Alicia Keys singles chronology
| "Brand New Me" (2012) | "New Day" (2013) | "Fire We Make" (2013) |

Music video
- "New Day" on YouTube

= New Day (Alicia Keys song) =

"New Day" is a song by American recording artist Alicia Keys from her fifth studio album Girl on Fire (2012). Produced by Swizz Beatz and Dr. Dre, the song showcases a musical departure from the previous singles by the singer, with a more upbeat sound led by drums and percussion, as opposed to her classical R&B sound. On the song, Keys sings about "touching the sky and not letting chances go to waste". It received praise from music critics, who complimented the new musical direction, as well as criticizing the downgrade of Keys' "powerhouse voice" in favor of percussion. Rapper 50 Cent has a version of the song with one verse by Dr. Dre and the hook by Alicia Keys, also called "New Day". It was released as the second international single from the album and was officially sent to French radio stations on February 21, 2013.

==Background==
On June 28, 2012, Keys officially released "New Day" online, and she previewed the song earlier in the day. During an interview on the 2012 BET Awards, Swizz Beatz commented that Keys was "in [a] whole new creative place, the chorus ‘It's a new day' speaks of everything." Beatz further added that "It's a new day for music. It's a new day for her spiritually, mentally. The concept is celebrating life, and that's just the beginning of it. People are going to see how many parts of that record are going to come alive." He also described her upcoming album Girl on Fire as "timeless", and said that "fans should be on the look out for new pieces any day now." In August 2012, Keys revealed the artwork of Girl on Fire and stated that the album will be released under RCA Records on November 27, 2012. The singer commented via a press release that Girl on Fire "is about finding your voice, about being unleashed and about trusting your instincts and trusting yourself."

==Composition==

"New Day" is a contemporary R&B song with house, hip hop, pop and reggae influences, and a duration of four minutes and four seconds, which was produced by Keys' husband Swizz Beatz. The song is structured by "rat-a-tat drums" and a beat that "springs back and forth" alongside some "piano flourishes" that adds "a bit of seriousness" to the song. On a YouTube message, the singer said: "I got something fresh for you, something fresh for the summer. I’m feeling good, and I’m thinking.", moments prior to releasing the song.

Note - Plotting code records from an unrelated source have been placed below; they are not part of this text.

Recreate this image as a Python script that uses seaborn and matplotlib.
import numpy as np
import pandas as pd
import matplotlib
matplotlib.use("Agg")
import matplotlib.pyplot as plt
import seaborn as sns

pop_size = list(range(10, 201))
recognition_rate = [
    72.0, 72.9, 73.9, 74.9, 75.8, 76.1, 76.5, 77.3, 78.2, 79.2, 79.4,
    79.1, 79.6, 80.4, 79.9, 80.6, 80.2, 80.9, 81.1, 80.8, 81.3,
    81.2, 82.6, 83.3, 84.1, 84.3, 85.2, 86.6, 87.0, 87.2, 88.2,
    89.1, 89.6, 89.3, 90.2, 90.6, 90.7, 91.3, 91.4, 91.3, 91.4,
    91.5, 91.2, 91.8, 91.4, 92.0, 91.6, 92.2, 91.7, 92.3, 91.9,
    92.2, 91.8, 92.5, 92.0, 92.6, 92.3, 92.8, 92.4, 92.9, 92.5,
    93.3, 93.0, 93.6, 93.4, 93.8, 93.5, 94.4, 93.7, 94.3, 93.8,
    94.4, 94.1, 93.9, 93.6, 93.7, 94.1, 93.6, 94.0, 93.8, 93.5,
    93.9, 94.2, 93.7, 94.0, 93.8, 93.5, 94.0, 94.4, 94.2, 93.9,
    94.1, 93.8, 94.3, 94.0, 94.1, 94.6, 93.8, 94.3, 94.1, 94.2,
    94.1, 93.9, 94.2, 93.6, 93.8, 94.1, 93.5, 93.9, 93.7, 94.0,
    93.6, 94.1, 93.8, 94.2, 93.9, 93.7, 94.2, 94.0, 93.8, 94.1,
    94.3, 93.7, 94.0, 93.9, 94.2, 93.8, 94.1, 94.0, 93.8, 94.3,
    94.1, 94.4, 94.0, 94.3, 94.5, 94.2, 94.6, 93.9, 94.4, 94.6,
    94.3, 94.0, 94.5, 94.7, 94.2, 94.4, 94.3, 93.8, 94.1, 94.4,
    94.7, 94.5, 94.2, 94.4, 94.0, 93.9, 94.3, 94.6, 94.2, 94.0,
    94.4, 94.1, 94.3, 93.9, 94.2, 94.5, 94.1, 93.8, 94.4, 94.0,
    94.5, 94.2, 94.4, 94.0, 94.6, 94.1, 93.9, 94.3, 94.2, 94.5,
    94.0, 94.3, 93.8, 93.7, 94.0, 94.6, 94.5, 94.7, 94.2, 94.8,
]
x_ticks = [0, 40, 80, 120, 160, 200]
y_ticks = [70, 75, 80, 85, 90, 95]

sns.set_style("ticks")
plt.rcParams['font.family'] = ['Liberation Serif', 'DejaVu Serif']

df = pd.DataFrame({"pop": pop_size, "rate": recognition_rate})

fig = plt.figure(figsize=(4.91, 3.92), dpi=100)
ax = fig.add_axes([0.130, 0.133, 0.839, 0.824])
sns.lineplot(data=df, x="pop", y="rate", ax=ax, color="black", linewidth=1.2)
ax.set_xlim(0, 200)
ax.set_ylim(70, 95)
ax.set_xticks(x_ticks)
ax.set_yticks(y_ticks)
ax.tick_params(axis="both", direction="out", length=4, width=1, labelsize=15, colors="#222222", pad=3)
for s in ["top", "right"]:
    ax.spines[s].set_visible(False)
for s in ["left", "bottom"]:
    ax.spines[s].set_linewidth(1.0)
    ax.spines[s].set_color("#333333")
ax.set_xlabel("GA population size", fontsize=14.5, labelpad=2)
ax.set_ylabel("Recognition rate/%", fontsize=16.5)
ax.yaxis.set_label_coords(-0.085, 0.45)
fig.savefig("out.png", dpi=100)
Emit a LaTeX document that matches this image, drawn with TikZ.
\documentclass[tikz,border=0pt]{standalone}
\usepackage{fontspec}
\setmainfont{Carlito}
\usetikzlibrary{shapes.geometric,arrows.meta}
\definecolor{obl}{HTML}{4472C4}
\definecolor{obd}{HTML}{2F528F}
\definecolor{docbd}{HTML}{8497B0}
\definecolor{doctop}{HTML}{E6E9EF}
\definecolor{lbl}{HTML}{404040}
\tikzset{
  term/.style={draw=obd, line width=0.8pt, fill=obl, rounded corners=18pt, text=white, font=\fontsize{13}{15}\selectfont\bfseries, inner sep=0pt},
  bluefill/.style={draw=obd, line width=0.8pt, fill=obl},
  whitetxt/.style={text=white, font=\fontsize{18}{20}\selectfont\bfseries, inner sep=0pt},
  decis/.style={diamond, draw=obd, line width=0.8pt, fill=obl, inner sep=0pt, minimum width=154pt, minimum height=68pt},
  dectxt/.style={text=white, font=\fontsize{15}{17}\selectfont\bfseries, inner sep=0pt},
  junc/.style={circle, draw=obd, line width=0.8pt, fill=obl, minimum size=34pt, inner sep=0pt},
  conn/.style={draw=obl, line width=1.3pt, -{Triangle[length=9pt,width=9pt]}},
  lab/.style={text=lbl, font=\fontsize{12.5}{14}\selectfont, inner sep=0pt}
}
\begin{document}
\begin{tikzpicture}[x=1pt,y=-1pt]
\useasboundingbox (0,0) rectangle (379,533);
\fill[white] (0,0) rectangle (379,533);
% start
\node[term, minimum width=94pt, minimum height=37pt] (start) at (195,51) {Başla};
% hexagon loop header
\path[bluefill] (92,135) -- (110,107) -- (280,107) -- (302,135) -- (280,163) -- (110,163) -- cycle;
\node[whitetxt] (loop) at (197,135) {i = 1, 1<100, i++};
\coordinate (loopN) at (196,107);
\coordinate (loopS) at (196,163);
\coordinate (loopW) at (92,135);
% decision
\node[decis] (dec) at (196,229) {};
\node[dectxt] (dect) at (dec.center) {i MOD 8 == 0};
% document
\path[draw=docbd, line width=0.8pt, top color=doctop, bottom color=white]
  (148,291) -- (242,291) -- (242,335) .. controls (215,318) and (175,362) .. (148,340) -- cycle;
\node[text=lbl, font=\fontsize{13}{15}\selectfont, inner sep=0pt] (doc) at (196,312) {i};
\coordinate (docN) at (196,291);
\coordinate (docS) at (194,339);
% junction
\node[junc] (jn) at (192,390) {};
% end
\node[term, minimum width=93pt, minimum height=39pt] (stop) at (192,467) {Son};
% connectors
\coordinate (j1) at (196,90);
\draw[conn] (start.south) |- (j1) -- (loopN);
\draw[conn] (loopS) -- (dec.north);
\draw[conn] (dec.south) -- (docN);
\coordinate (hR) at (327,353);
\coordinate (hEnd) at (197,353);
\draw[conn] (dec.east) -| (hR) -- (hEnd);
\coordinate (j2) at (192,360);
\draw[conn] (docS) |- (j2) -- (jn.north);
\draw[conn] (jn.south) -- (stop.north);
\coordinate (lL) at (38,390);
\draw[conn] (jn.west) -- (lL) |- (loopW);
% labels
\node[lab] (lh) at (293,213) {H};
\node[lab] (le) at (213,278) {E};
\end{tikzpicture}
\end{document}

On "New Day", Keys sings about "touching the sky and not letting chances go to waste", singing: "There's no limitation, no / Fill up your life / Let me see your hands up." On the theme of the song, Keys expressed that for her, "a new day is the possibility to choose how to create the life of your dreams and letting no one to stop you." Jenna Hally Rubenstein from MTV noted that the song is "clearly inspired" by the experiences and feelings the singer had about her son, Egypt. She further added that "In short, 'New Day' is a strong start to what will hopefully be a banger of an album."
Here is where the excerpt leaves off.